> **WORK INSTRUCTIONS**
Retype word for word the first line of the listing and each line after it up to the line with "font=dict(family=FONT, size=27, color=TXT)))", with the pictures taken out.

====== RECORDS SUPPLIED

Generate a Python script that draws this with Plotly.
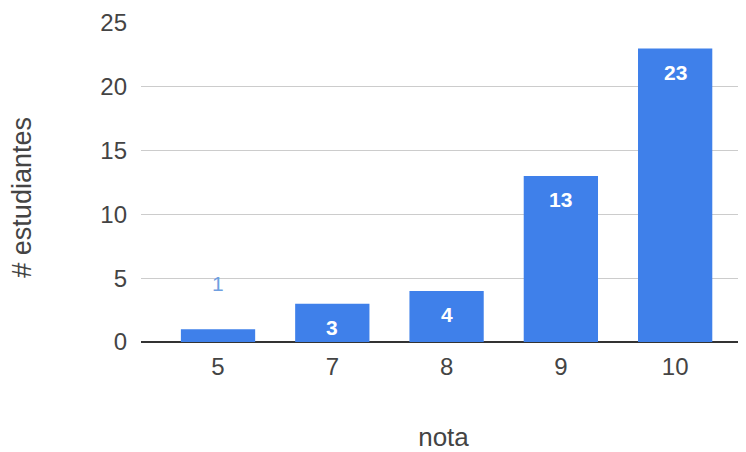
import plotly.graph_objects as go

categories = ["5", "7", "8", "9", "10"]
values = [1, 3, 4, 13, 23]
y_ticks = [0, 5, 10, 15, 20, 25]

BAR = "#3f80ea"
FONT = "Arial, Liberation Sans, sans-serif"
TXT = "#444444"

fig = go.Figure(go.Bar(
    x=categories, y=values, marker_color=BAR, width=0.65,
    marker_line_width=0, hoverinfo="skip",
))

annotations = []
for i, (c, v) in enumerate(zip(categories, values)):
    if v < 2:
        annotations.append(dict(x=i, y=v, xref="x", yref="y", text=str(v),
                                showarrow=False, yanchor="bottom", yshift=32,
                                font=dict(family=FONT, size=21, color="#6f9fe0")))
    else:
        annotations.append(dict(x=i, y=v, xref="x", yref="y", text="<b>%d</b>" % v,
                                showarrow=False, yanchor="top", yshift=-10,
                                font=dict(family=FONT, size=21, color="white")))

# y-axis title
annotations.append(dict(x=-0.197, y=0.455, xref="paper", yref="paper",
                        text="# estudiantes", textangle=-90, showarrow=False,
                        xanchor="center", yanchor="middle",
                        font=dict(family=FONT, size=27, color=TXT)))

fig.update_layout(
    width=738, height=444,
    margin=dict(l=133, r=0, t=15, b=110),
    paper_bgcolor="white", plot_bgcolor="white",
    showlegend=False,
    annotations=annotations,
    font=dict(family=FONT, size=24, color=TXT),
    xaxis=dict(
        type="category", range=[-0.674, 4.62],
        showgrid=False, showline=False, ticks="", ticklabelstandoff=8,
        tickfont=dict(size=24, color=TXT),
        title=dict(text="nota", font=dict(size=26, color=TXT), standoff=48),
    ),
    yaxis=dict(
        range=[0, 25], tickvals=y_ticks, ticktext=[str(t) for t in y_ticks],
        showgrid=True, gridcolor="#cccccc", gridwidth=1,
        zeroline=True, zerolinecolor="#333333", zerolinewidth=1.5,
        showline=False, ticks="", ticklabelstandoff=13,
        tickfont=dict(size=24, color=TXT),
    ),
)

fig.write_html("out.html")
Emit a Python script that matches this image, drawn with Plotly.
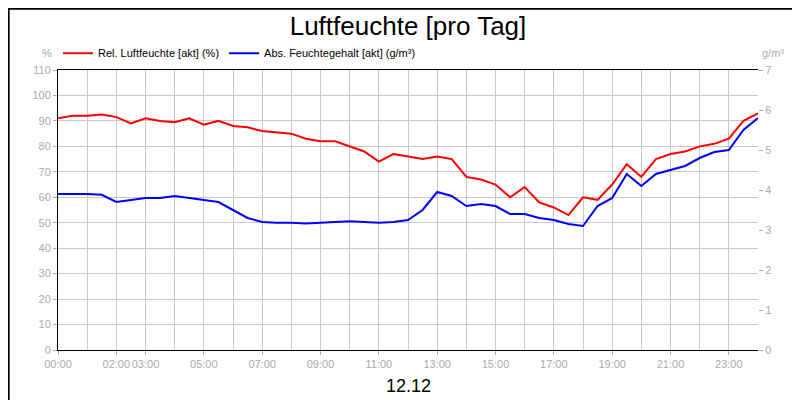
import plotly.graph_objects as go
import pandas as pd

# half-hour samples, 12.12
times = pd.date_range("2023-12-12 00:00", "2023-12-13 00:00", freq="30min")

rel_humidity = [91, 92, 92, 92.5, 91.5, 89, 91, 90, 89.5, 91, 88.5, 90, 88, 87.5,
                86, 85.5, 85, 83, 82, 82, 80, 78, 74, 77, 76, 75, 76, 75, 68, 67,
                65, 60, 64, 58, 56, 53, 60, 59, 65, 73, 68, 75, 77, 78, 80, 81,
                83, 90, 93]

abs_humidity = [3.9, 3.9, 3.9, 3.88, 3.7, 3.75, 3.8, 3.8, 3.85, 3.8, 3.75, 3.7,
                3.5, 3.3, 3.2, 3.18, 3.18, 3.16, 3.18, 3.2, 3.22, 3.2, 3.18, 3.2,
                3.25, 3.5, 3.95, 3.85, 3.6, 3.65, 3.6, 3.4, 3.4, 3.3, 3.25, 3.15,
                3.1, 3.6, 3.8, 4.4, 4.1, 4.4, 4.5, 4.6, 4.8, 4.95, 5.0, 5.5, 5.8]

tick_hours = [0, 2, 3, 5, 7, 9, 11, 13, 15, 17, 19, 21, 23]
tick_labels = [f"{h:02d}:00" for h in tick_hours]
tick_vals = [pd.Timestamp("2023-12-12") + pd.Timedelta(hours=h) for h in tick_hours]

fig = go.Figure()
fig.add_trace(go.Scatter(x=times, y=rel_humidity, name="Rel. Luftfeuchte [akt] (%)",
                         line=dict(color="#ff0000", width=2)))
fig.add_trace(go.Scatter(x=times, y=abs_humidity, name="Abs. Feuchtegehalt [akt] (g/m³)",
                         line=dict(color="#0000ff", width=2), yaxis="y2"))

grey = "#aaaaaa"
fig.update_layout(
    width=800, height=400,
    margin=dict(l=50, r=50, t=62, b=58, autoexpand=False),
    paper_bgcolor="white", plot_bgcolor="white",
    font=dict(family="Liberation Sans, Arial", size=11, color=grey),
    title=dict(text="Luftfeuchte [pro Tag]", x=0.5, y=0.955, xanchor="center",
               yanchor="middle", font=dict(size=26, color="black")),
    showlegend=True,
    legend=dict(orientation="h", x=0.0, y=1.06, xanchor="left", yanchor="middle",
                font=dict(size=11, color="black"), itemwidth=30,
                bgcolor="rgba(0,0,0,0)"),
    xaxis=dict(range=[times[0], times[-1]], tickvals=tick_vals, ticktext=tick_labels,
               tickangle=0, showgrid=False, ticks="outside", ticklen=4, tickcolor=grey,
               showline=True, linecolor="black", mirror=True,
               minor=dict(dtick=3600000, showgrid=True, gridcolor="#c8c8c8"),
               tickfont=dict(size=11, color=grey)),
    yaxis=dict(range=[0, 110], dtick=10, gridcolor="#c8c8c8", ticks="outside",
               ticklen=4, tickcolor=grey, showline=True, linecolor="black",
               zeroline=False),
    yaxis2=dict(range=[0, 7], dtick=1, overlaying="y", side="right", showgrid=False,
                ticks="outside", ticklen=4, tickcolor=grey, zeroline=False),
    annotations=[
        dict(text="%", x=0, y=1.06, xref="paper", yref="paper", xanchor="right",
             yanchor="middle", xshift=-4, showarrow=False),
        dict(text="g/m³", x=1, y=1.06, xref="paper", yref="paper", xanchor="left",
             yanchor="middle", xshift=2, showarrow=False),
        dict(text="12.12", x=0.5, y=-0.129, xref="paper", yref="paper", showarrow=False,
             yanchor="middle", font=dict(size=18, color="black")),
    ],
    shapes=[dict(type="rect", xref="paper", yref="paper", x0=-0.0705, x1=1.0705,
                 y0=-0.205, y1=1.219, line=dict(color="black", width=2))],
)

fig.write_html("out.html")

============

> **ANSWER TO THE EXERCISE**
Generate a Python script that draws this with Plotly.
import plotly.graph_objects as go

categories = ["5", "7", "8", "9", "10"]
values = [1, 3, 4, 13, 23]
y_ticks = [0, 5, 10, 15, 20, 25]

BAR = "#3f80ea"
FONT = "Arial, Liberation Sans, sans-serif"
TXT = "#444444"

fig = go.Figure(go.Bar(
    x=categories, y=values, marker_color=BAR, width=0.65,
    marker_line_width=0, hoverinfo="skip",
))

annotations = []
for i, (c, v) in enumerate(zip(categories, values)):
    if v < 2:
        annotations.append(dict(x=i, y=v, xref="x", yref="y", text=str(v),
                                showarrow=False, yanchor="bottom", yshift=32,
                                font=dict(family=FONT, size=21, color="#6f9fe0")))
    else:
        annotations.append(dict(x=i, y=v, xref="x", yref="y", text="<b>%d</b>" % v,
                                showarrow=False, yanchor="top", yshift=-10,
                                font=dict(family=FONT, size=21, color="white")))

# y-axis title
annotations.append(dict(x=-0.197, y=0.455, xref="paper", yref="paper",
                        text="# estudiantes", textangle=-90, showarrow=False,
                        xanchor="center", yanchor="middle",
                        font=dict(family=FONT, size=27, color=TXT)))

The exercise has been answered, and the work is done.